Wie die Zeiten sich verändern

Wer schreibt, sammelt Informationen, recherchiert Begriffe, hält Augen und Arme offen für Begegnungen und Inspirationen und er ist, das ist heute fast unvermeidlich, digital unterwegs. Social Media und Digitalisierung sind die Zauberwörter, ohne die heutzutage nahezu gar nichts mehr geht. Wer hat nicht schon festgestellt, dass immer mehr Leute bei den alltäglichsten Verrichtungen aufs Handy starren oder aber die einfachsten Vorgänge auf einmal digitalisiert und damit nicht unbedingt vereinfacht werden?
Der Wandel schreitet voran und zwar mit einer solchen Geschwindigkeit, dass ich manchmal das Gefühl habe, mich nicht mehr anpassen zu können. Digitalisierung ist durchaus ein Segen, aber auch ein Zeitdieb und sie fordert ohne Gnade, dass man sich mit ihr beschäftigen muss.

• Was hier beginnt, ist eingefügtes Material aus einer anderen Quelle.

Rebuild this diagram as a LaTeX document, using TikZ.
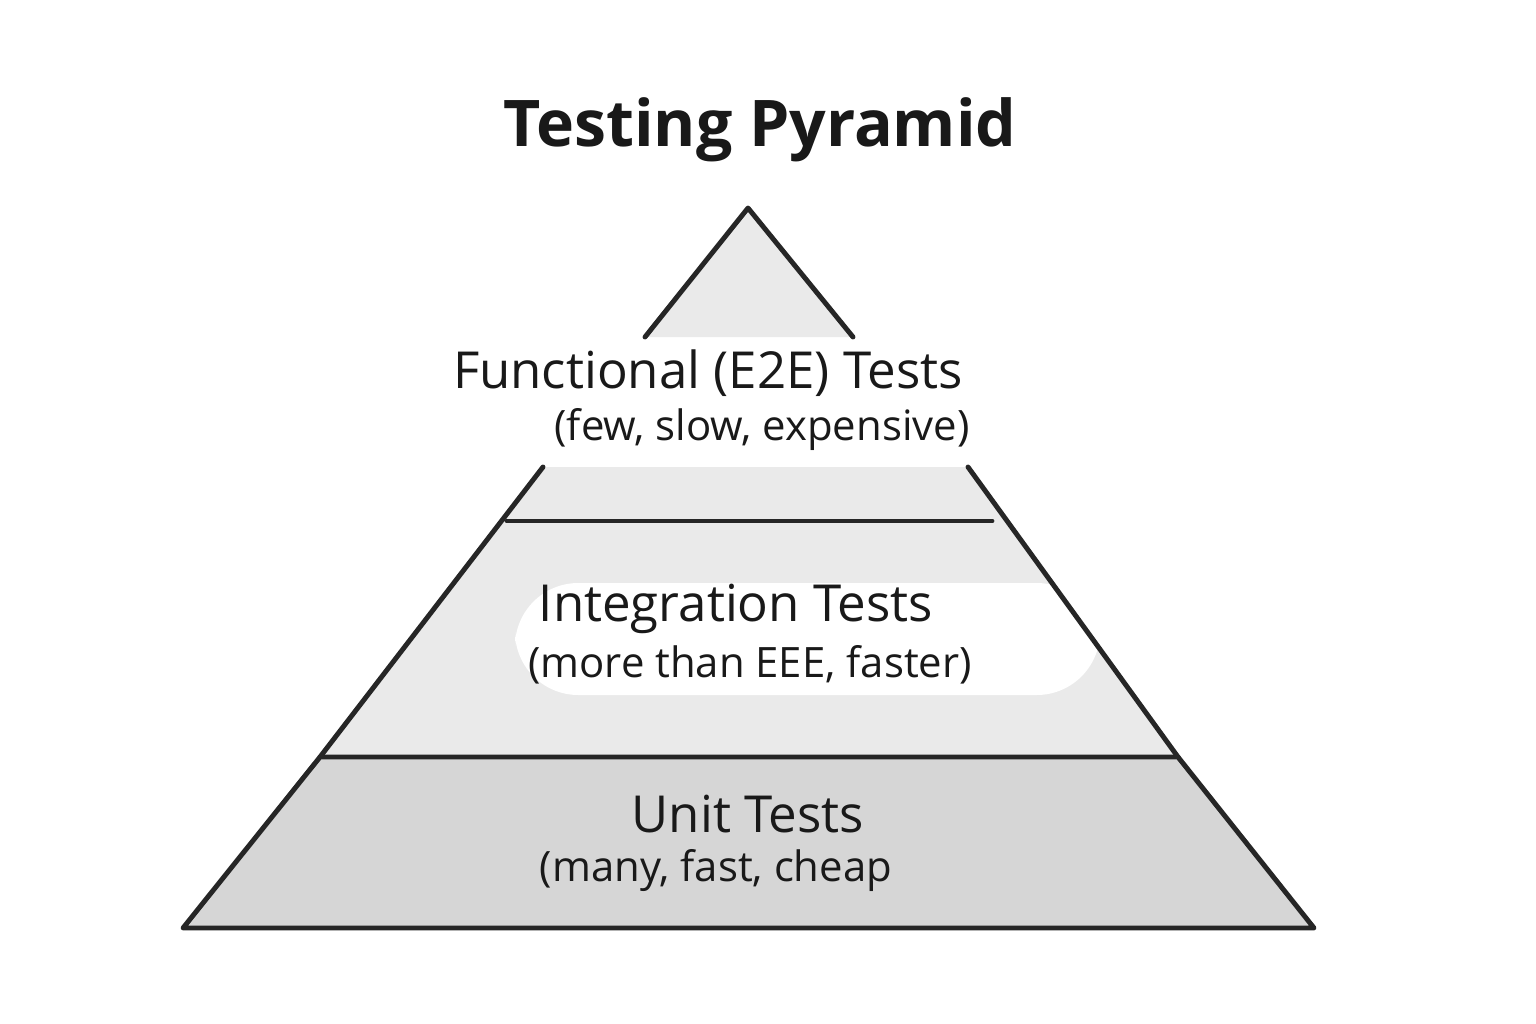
\documentclass[tikz,border=0pt]{standalone}
\usepackage{fontspec}
\setmainfont{Open Sans}
\usetikzlibrary{positioning}
\definecolor{lightband}{HTML}{EAEAEA}
\definecolor{darkband}{HTML}{D6D6D6}
\tikzset{
  edge/.style={line width=1.4pt, line join=round, line cap=round, draw=black!85},
  title/.style={font=\fontsize{18.3}{22}\selectfont\bfseries, text=black!90},
  label/.style={font=\fontsize{14.5}{17}\selectfont, text=black!90},
  sub/.style={font=\fontsize{11.9}{14}\selectfont, text=black!90}
}
\begin{document}
\begin{tikzpicture}[x=0.01cm,y=-0.01cm]
		\useasboundingbox (0,0) rectangle (1536,1024);
		\fill [white] (0,0) rectangle (1536,1024);

		% top of the pyramid
		\fill [lightband] (748,208) -- (645,337) -- (853,337) -- cycle;
		\draw [edge] (645,337) -- (748,208) -- (853,337);

		% middle bands
		\fill [lightband] (543,467) -- (968,467) -- (1178,757) -- (320,757) -- cycle;
		\fill [white, rounded corners=18pt] (515,583) rectangle (1100,695);
		\draw [edge] (543,467) -- (320,757);
		\draw [edge] (968,467) -- (1178,757);
		\draw [edge] (507,521) -- (992,521);

		% base band
		\fill [darkband] (320,757) -- (1178,757) -- (1314,928) -- (183,928) -- cycle;
		\draw [edge] (320,757) -- (1178,757) -- (1314,928) -- (183,928) -- cycle;

		\node [title] (title) at (760,130) {Testing Pyramid};
		\node [label] (e2e) at (708,373) {Functional (E2E) Tests};
		\node [sub] (e2esub) at (762,430) {(few, slow, expensive)};
		\node [label] (integ) at (736,609) {Integration Tests};
		\node [sub] (integsub) at (750,665) {(more than EEE, faster)};
		\node [label] (unit) at (748,814) {Unit Tests};
		\node [sub] (unitsub) at (716,871) {(many, fast, cheap};
	\end{tikzpicture}
\end{document}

Es ist noch nicht lange her, dass alle Grundstücksbesitzer Angaben zu ihren Grundstücken machen mussten, weil der Staat neue Regeln für die Erhebung der Grundsteuer aufstellen wollte. Natürlich ging das nur digital. Wer dem nicht gewachsen war, musste sich professionelle Hilfe holen und diese auch bezahlen.

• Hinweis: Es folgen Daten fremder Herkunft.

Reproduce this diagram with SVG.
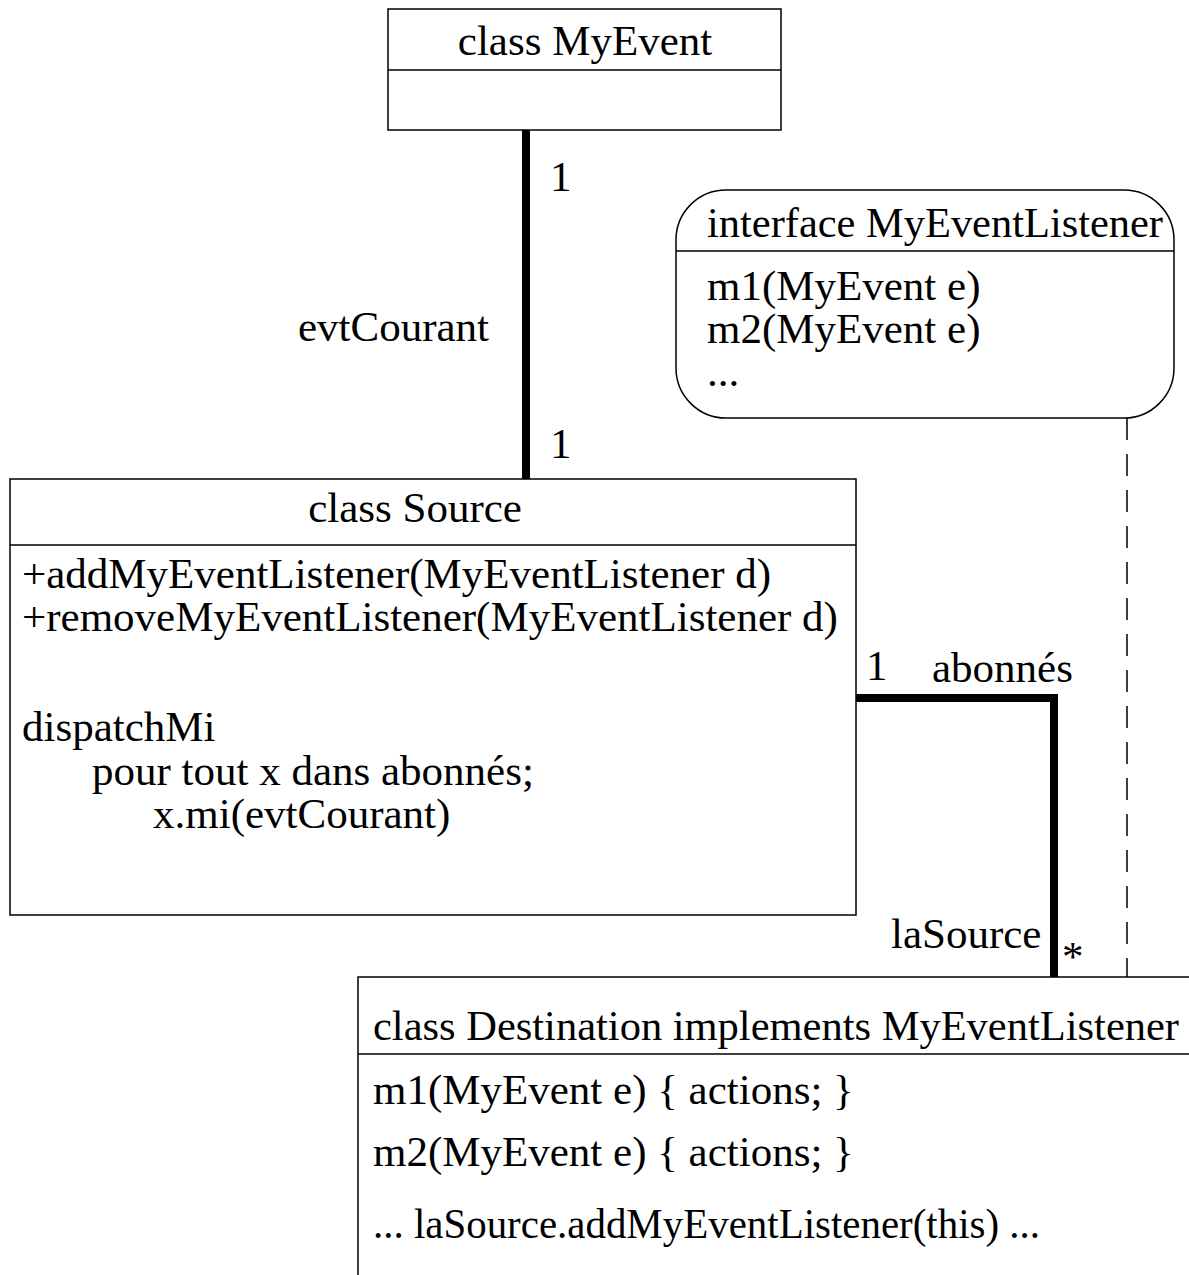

Du möchtest einen Termin beim Arzt oder beim Einwohnermeldeamt? Bitte sehr, machs digital, sonst telefonierst du dir die Finger wund. Im Parkhaus wird dein Nummernschild digital erfasst, bezahlt wird immer mehr mit dem Handy oder der EC-Karte, das Smarthome-System steuert deinen gesamten Haushalt und Bewerbungen für eine Ausbildung oder einen neuen Arbeitsplatz werden über Apps verschickt. Partnersuche? Digital! Kinderbeschäftigung? Digital! Behördengänge? Digital! Du hast eine Beschwerde beim Energieversorger? Na? Richtig… Wählen Sie die 1, wenn…
So könnte ich stundenlang weiter aufzählen. Auch kuriose Erscheinungen. Eine Zahnärztin berichtete neulich, dass sie viele junge Patienten hat, die zwar die seitlichen Zähne sehr gut putzen, aber den gesamten vorderen Zahnbereich komplett vernachlässigt haben. Warum? Weil sie während des Zähneputzens permanent aufs Handy starren und da wäre die Hand mit der Zahnbürste im Weg. Kann man sich nicht ausdenken.
Eltern, die ihre Kinder im Kinderwagen mit dem Handy ruhigstellen, Betrüger, die die Unerfahrenheit der Leute nutzen, um sie digital unterstützt übers Ohr zu hauen, Menschen, die ihre seelischen Wunden im Internet offenlegen und Heilung suchen – all dies gehört heute zu unserem Alltag. Ebenso sind Fake-News, verzerrte Berichterstattung und KI-generierte, wie echt aussehende, Bilder und Videos Bestandteil der schönen „neuen“ digitalen Welt.
Es ist nicht so, dass ich Digitalisierung grundsätzlich doof finde. Ganz im Gegenteil. Mit der rasanten Entwicklung in nahezu allen Lebensbereichen fühle ich mich manchmal aber überfordert. Wenn ich daran denke, wie es älteren Leuten bereits jetzt damit gehen muss und wie schwer mir die immer fortschreitende digitale Umstellung des normalen Lebens im Alter vielleicht selbst fallen wird, dann macht mir das durchaus Angst.
Andererseits ist die digitale Welt aber auch eine Fundgrube und ein Schatz. Ich erhalte Einblicke in viele andere Leben, lerne Leute kennen, die ich sonst nicht getroffen hätte und kann mich selbst mitteilen. Die damit einhergehende Reizüberflutung ist ein Problem, dem ich mich täglich stellen muss. Es ist schwierig, zu entscheiden, welche Informationen ich benötige, welche tatsächlich echt sind, welche mir gut tun, welche nur Zeit stehlen oder welche mich verunsichern und ängstigen.
Die Zeiten verändern sich. Rasant. Und das ist eine große Herausforderung.